*Data shown:*
────────────────────

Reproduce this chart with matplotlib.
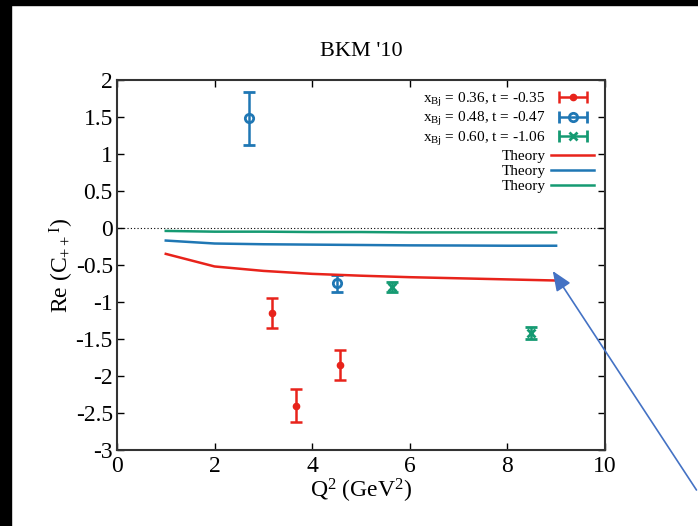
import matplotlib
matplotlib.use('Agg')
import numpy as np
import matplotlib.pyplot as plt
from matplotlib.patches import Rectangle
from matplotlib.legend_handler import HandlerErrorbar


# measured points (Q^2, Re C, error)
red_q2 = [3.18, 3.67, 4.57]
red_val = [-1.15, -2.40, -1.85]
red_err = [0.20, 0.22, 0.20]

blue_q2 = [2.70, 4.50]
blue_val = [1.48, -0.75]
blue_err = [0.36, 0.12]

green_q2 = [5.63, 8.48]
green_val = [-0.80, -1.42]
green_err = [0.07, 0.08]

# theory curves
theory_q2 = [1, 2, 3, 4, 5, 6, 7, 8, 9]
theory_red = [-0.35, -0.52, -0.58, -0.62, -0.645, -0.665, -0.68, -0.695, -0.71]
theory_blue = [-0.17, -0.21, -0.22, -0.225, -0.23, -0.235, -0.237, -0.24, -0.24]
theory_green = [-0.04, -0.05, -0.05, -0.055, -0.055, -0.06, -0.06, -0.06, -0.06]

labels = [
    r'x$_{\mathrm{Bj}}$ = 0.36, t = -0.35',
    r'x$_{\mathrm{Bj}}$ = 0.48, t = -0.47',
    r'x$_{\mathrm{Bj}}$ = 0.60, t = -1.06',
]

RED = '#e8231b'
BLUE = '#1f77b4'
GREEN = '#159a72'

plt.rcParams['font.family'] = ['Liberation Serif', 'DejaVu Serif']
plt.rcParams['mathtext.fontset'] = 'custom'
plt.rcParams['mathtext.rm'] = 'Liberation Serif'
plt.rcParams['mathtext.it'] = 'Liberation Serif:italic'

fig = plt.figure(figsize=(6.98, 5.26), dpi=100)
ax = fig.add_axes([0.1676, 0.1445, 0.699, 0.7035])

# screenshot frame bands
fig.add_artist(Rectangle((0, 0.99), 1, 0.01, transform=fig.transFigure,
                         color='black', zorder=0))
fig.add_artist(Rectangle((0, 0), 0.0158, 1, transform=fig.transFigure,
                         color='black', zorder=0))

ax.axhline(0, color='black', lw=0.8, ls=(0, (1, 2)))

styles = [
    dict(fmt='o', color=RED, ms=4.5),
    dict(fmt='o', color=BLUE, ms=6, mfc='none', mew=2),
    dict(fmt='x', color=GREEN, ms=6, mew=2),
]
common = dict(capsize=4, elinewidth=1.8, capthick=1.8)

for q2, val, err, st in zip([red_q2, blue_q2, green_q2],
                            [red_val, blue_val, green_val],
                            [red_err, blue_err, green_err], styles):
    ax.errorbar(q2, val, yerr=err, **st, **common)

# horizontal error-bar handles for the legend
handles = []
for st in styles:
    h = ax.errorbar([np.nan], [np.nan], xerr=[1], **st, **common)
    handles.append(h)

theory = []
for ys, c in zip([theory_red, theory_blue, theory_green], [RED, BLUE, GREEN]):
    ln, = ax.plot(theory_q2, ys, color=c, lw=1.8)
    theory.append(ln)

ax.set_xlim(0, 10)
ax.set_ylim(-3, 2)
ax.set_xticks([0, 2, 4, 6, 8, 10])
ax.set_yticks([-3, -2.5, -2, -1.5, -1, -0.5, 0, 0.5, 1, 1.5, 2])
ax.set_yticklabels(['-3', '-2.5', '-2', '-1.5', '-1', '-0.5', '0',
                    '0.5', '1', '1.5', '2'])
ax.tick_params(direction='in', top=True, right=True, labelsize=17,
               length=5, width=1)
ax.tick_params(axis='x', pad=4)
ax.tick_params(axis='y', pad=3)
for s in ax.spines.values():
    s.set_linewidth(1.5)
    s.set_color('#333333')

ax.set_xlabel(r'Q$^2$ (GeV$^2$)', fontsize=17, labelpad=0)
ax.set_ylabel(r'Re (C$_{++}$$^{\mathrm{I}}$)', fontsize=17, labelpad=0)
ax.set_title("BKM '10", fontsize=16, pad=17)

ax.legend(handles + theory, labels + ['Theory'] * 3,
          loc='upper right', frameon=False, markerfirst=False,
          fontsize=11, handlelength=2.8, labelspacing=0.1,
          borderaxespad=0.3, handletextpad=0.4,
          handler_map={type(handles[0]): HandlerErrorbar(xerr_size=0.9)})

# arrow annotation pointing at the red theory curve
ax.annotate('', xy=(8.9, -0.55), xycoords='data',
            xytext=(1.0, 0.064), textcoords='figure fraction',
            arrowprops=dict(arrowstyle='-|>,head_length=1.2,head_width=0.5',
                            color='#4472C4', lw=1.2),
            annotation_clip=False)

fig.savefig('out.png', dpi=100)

────────────────────

*Required work:* Restate the data word for word from its first line through the line with "GREEN = '#159a72'", leaving out any picture along the way.

*Response for this exercise:*
Reproduce this chart with matplotlib.
import matplotlib
matplotlib.use('Agg')
import numpy as np
import matplotlib.pyplot as plt
from matplotlib.patches import Rectangle
from matplotlib.legend_handler import HandlerErrorbar


# measured points (Q^2, Re C, error)
red_q2 = [3.18, 3.67, 4.57]
red_val = [-1.15, -2.40, -1.85]
red_err = [0.20, 0.22, 0.20]

blue_q2 = [2.70, 4.50]
blue_val = [1.48, -0.75]
blue_err = [0.36, 0.12]

green_q2 = [5.63, 8.48]
green_val = [-0.80, -1.42]
green_err = [0.07, 0.08]

# theory curves
theory_q2 = [1, 2, 3, 4, 5, 6, 7, 8, 9]
theory_red = [-0.35, -0.52, -0.58, -0.62, -0.645, -0.665, -0.68, -0.695, -0.71]
theory_blue = [-0.17, -0.21, -0.22, -0.225, -0.23, -0.235, -0.237, -0.24, -0.24]
theory_green = [-0.04, -0.05, -0.05, -0.055, -0.055, -0.06, -0.06, -0.06, -0.06]

labels = [
    r'x$_{\mathrm{Bj}}$ = 0.36, t = -0.35',
    r'x$_{\mathrm{Bj}}$ = 0.48, t = -0.47',
    r'x$_{\mathrm{Bj}}$ = 0.60, t = -1.06',
]

RED = '#e8231b'
BLUE = '#1f77b4'
GREEN = '#159a72'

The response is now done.